不僅主題與我們息息相關,我在閱讀過此次展覽特別針對台灣的違章建築所作的分析與研究後,每天回家開始觀察一路上經過的違章建築,「這件違章夾在兩棟建築間,應該是所謂的『半圍合』,而這頂樓加蓋則為『生長』」我喜歡看過一個展覽後,在心中留下一些東西,並且開始以不同的視野重新認識我們身處的環境。

夢境 實現 明目張膽

建築師謝英俊形容這次展覽,「好像夢境一樣,把所有不可能的,在這一次徹底體現大家的違章藍圖」。引導大家更真實且純然地去體驗、品味。兩件裝置作品的位置不僅在過程中引起爭議也在無形間與周遭建築產生有趣的對話。「後巷桃花源」自廢墟學院延伸而出,因地制宜地夾層在T字形的巷弄間,廢墟學院的自然引進、後巷桃花源的空間干預,不禁令人有種內外空間置換的錯覺,其建造過程中居民的抗議與協調,也引來不少觀眾關心作品的保存期限,甚至有觀眾建議於展後仍予以保留;相較於「後巷桃花源」的直接衝突,另一作品「亦方亦圓」則有種默默相抗衡的意味,原先只認為位於作品旁正在興建的高樓,與未來將更新的城中街區,像是線性軌跡上的兩點,遲早他們會以雷同的形式佇立在這片土地上,直到那天一位就讀建築系的觀眾他提出,看到王澍老師手工搭建的木構造建築,與矗立一旁使用大型機具建造的鋼構造建築形成強烈對比,十分衝突。
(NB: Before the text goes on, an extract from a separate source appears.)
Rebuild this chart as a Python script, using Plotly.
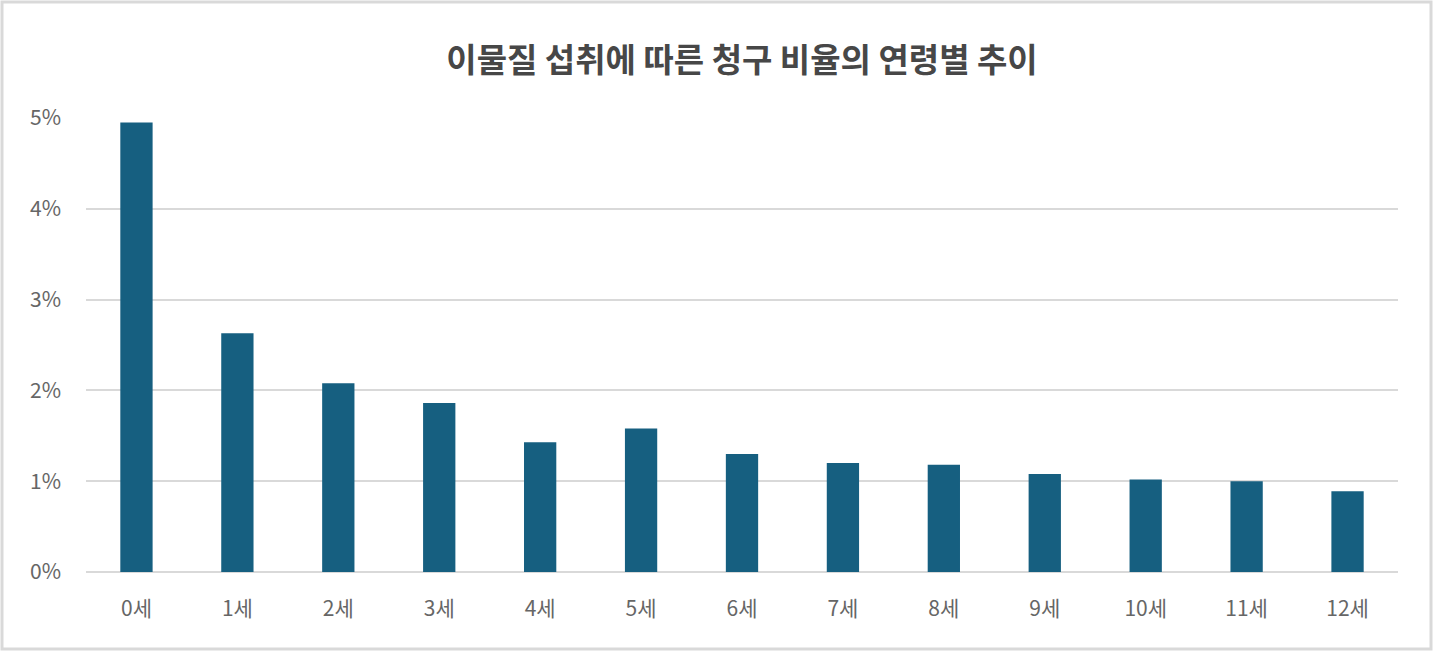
import plotly.graph_objects as go

ages = ["0세", "1세", "2세", "3세", "4세", "5세", "6세", "7세", "8세", "9세", "10세", "11세", "12세"]
claim_rate = [4.95, 2.63, 2.08, 1.86, 1.43, 1.58, 1.30, 1.20, 1.18, 1.08, 1.02, 1.00, 0.89]
y_ticks = [0, 1, 2, 3, 4, 5]
y_labels = ["0%", "1%", "2%", "3%", "4%", "5%"]

title_text = "이물질 섭취에 따른 청구 비율의 연령별 추이"
font_family = "Noto Sans CJK KR, Noto Sans, sans-serif"

fig = go.Figure(go.Bar(x=ages, y=claim_rate, marker_color="#165f80", marker_line_width=0))

W, H = 1434, 652
ml, mr, mt, mb = 86, 36, 118, 80
pw, ph = W - ml - mr, H - mt - mb

fig.update_layout(
    width=W, height=H,
    margin=dict(l=ml, r=mr, t=mt, b=mb),
    paper_bgcolor="white", plot_bgcolor="white",
    bargap=0.68,
    showlegend=False,
    font=dict(family=font_family, color="#595959", size=21),
    title=dict(text="<b>" + title_text + "</b>", x=0.5, xanchor="center",
               xref="paper",
               y=1 - 60 / H, yanchor="middle",
               font=dict(size=33, color="#474747", family=font_family)),
)
fig.update_xaxes(showgrid=False, showline=False, ticks="", ticklabelstandoff=22,
                 tickfont=dict(size=21, color="#666666"))
fig.update_yaxes(range=[0, 5], tickvals=y_ticks, ticktext=y_labels, showgrid=True,
                 gridcolor="#d9d9d9", gridwidth=1.5, zeroline=True, zerolinecolor="#d9d9d9",
                 zerolinewidth=1.5, showline=False, ticks="", ticklabelstandoff=24,
                 tickfont=dict(size=21, color="#666666"))

# light frame around the whole picture
fig.add_shape(type="rect", xref="paper", yref="paper",
              x0=(2 - ml) / pw, x1=(W - 3 - ml) / pw,
              y0=-(mb - 3) / ph, y1=1 + (mt - 2) / ph,
              line=dict(color="#d9d9d9", width=3), fillcolor="rgba(0,0,0,0)", layer="below")

# page body has a default margin; remove it so the figure sits at the window origin
fig.write_html("out.html", config={"displayModeBar": False},
               post_script="document.body.style.margin='0';document.body.style.overflow='hidden';")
每一次的觀察與對話都為我們激盪出更多不同層面的省思。

在導覽展覽的過程中,也曾遇過幾位來自荷蘭、法國,前來城中藝術街區走看的外國朋友,他們也許無法全盤理解違章在台灣社會現象的意義,但見到頂樓上的作品,他們表示非常欣賞建築師結合東方技法與西方圓頂的概念,對於其搭建手法也表讚嘆,至於後巷的鷹架搭建,則為他們較少見到的建築形式,作品十足的台灣氛圍也讓他們留下深刻的印象。

台灣充滿自發性、具生命力的建築特質,呈現出多樣性的風貌,但我也好奇在這樣的多樣性中,如何找出秩序?而建築如何回到人的本質?陽光灑落的倒影,交織成詩歌在街區吟唱,滴答的落雨聲,點綴成節奏在巷弄間跳躍。「違章」,晴雨不休,持續朗讀。